An acquiring company that breached confidentiality agreements with a target company was enjoined by the Delaware Chancery Court for four months from prosecuting a proxy contest, making an exchange or tender offer, or otherwise taking steps to acquire control of the target’s shares or assets. A reasonably tailored injunction was appropriate, reasoned Chancellor Strine in a lengthy opinion, since rewarding the breaching party would have underscored the unreliability of confidential agreements as a risk-reducing device enabling parties to more readily consider voluntary, value-maximizing M&A transactions. Consistent with
pro-contractarian public policy, said the Chancellor, the
parties’ agreement that the victim of any breach of the confidentiality
agreements should be entitled to injunctive relief should be respected. (Martin
Marietta Materials, Inc. v. Vulcan Materials Company, Civil Action No. 7102-CS,
May 4, 2012)
The confidentiality agreements were entered into at a time when both companies were intrigued by the possibility of a friendly merger and when neither wished to be the subject of an unsolicited offer by the other or a third-party industry rival. The court emphasized that one of the parties, especially the one who evinced the most concern for confidentiality, should not be permitted to later decide that evolving market circumstances made it comfortable enough to make a hostile bid for the other and then without consequence freely use and disclose publicly all the information that it had adamantly insisted be kept confidential.

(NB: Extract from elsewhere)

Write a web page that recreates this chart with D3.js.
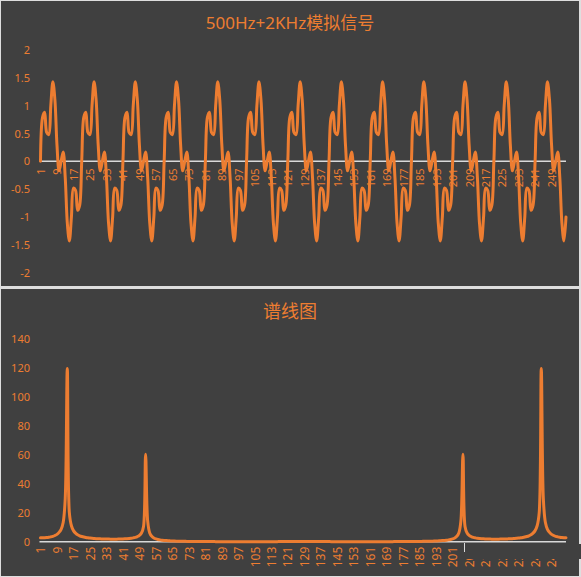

The court rejected the acquiring company’s contention that all of its disclosures were legally required because otherwise the S-4 and the proxy statement would not have provided a full and fair description of all material facts related to its exchange offer and proxy contest. The court agreed with the target company’s claim that the company could have complied with SEC requirements with far more limited disclosure and could have started with a barebones recitation in the S-4 and waited for the SEC to ask for more.
The Chancellor noted that the acquiring company went beyond any definition of legally required by over-disclosing when it could have satisfied SEC requirements with a much simpler recitation of the facts in its S-4. In the court’s view, SEC regulations did not require that the acquiring company reveal more than the fact that the parties discussed a merger, that they entered into the confidentiality agreements, and that they ultimately could not come to terms on the utility of doing a deal.
Instead, said the court, the acquiring company viewed the SEC requirements as an opportunity to work with what the Chancellor said were ``its public relations flacks on a propaganda piece in aid of the Exchange Offer.’’ Despite being obliged under the confidentiality agreements to take a begrudging, minimal approach to disclosing information, continued the court, the company did the opposite. Although the company cloaked its decision-making process in privilege, the court found that the disclosure decisions were heavily guided and influenced by public relations advisors, who advised the company to portray the target company’s decisions for not proceeding with a deal in a bad light.